Não há impedimentos para a guarda compartilhada. “Ela somente não será aplicada pelo juiz, após o parecer do promotor de justiça, quando um dos pais não se mostrar capaz de dividir o encargo ou a situação apresenta particularidade insanável”, garante Torres.

“Os pais não precisam ser amigos, para dar certo a guarda compartilhada. Eles precisam conseguir ter um mínimo de diálogo, o que é possível de se obter diante de uma mediação, por exemplo”, diz Sandra.

Para o advogado Nelson Sussumu Shikicima, também deverão ser observados alguns requisitos para a aplicação da guarda compartilhada. “Tais como os pais separados residirem próximos, ambos quererem a guarda e embora seja fixado um lar para o filho menor, deverá haver alternância de lares, sem que haja prévia fixação e por período curtos, para não confundir com guarda alternada”, elenca. “Entendo que, ainda no Brasil será difícil ser aplicada com bastante intensidade, pois, normalmente os pais se separam com algumas mágoas e ressentimentos, e infelizmente acaba sobrando para os filhos”.

“O importante disso tudo é que os pais combinem com muita regularidade o que cada um vai fazer e quando, para não confundir a criança”, ressalta a psicóloga Rosa Maria Macedo, que também é terapeuta de família e casal e coordenadora do núcleo de família e comunidade da PUC-SP.

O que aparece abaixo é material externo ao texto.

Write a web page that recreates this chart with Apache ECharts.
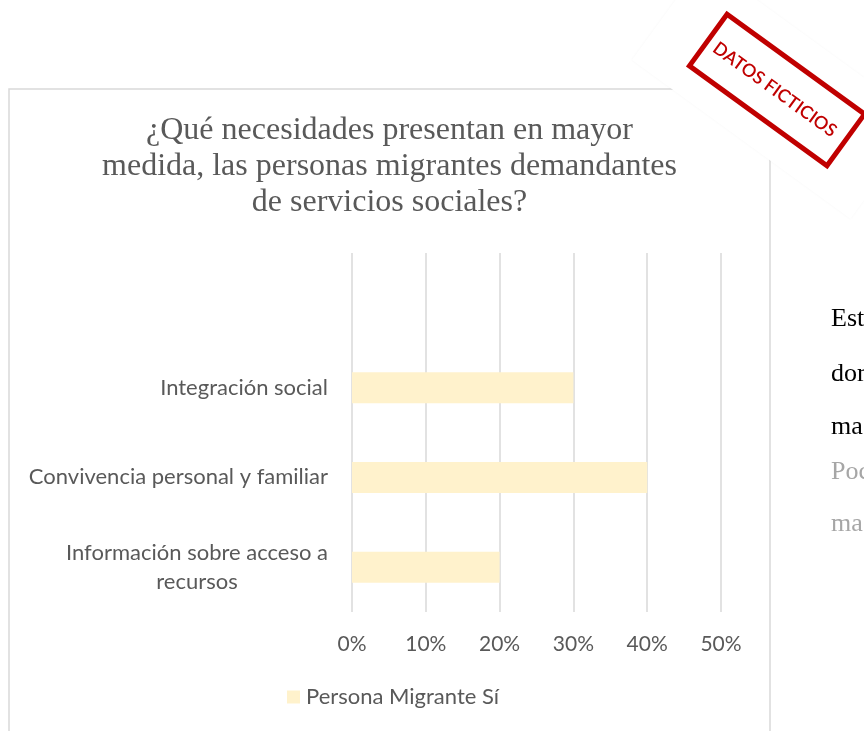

A opinião sobre a guarda compartilhada é unânime: todos saem ganhando - filhos, pais e mães. Segundo Rosa Maria, é importante que os pais mostrem que, mesmo com o término do relacionamento amoroso, eles estarão sempre ao lado dos filhos, por isso é importante a convivência tanto com o pai quanto com a mãe. “Para isso é preciso muita conversa com a criança e muito acordo entre os pais”, garante.

Esta modalidade de guarda também auxilia as mães, que, geralmente, ficam incumbidas de cuidar e educar os filhos. “Assim a mãe pode trabalhar, por exemplo, e se surgir um imprevisto, ela sabe que pode contar com o pai para ficar com a criança”, observa Rosa Maria. Além de auxiliar os pais, tornando-os mais participativos na vida dos filhos.

Os pais de Olívia vivem os benefícios da guarda compartilhada. “Os pais não ficam sobrecarregados com os cuidados que crianças exigem, nem privados de um contato mais amplo com elas. As crianças têm duas casas, passeiam duas vezes mais e costumam receber mais atenção dos pais individualmente do que se eles estivessem juntos – o tempo tem mais qualidade por não ser infinito”, afirma Stella. “A Olívia adora morar na casa do papai e na casa da mamãe. Sobretudo ela sente o bom entendimento que existe entre nós - que foi conquistado com o tempo. Sua rotina é a mesma nas duas casas: acordar, tomar o café, tomar banho, brincar, almoçar, ir para a escola, voltar, jantar, fazer a lição e sair com o papai ou a mamãe”.

Para Stella, um entrave à guarda compartilhada é a dificuldade de aceitar que o outro tem uma maneira diferente de ver as coisas. “Ele não vai cuidar das crianças exatamente como você cuida e isso não significa que a maneira dele é pior ou melhor: é apenas diferente. Os pais devem entrar num acordo para que os valores morais passados às crianças sejam os mesmos e que as exigências da escola sejam cumpridas da mesma forma: ir além disso é interferir no livre arbítrio do outro”.

Sandra chama atenção para um fato muito importante. “Além da nova legislação precisamos de uma mudança cultural. Ex-conjugue não é inimigo. Quando se têm filhos, o ex-conjugue deve permanecer como parceiro, em nome do bem-estar do filho”.

“Ser pai ou mãe é diferente de ser marido ou esposa: por pior marido que ele tenha sido, ele pode e deve ser um bom pai. Por pior esposa que ela tenha sido, ela pode e deve ser uma boa mãe. Os adultos precisam deixar as mágoas do ex-parceiro ou da ex-parceira de lado, no que se refere ao cuidado dos filhos, pelo bem deles. Privar uma criança um segundo que seja de ver seu pai ou sua mãe é um crime - até os maiores criminosos podem ser bons pais”, finaliza Stella.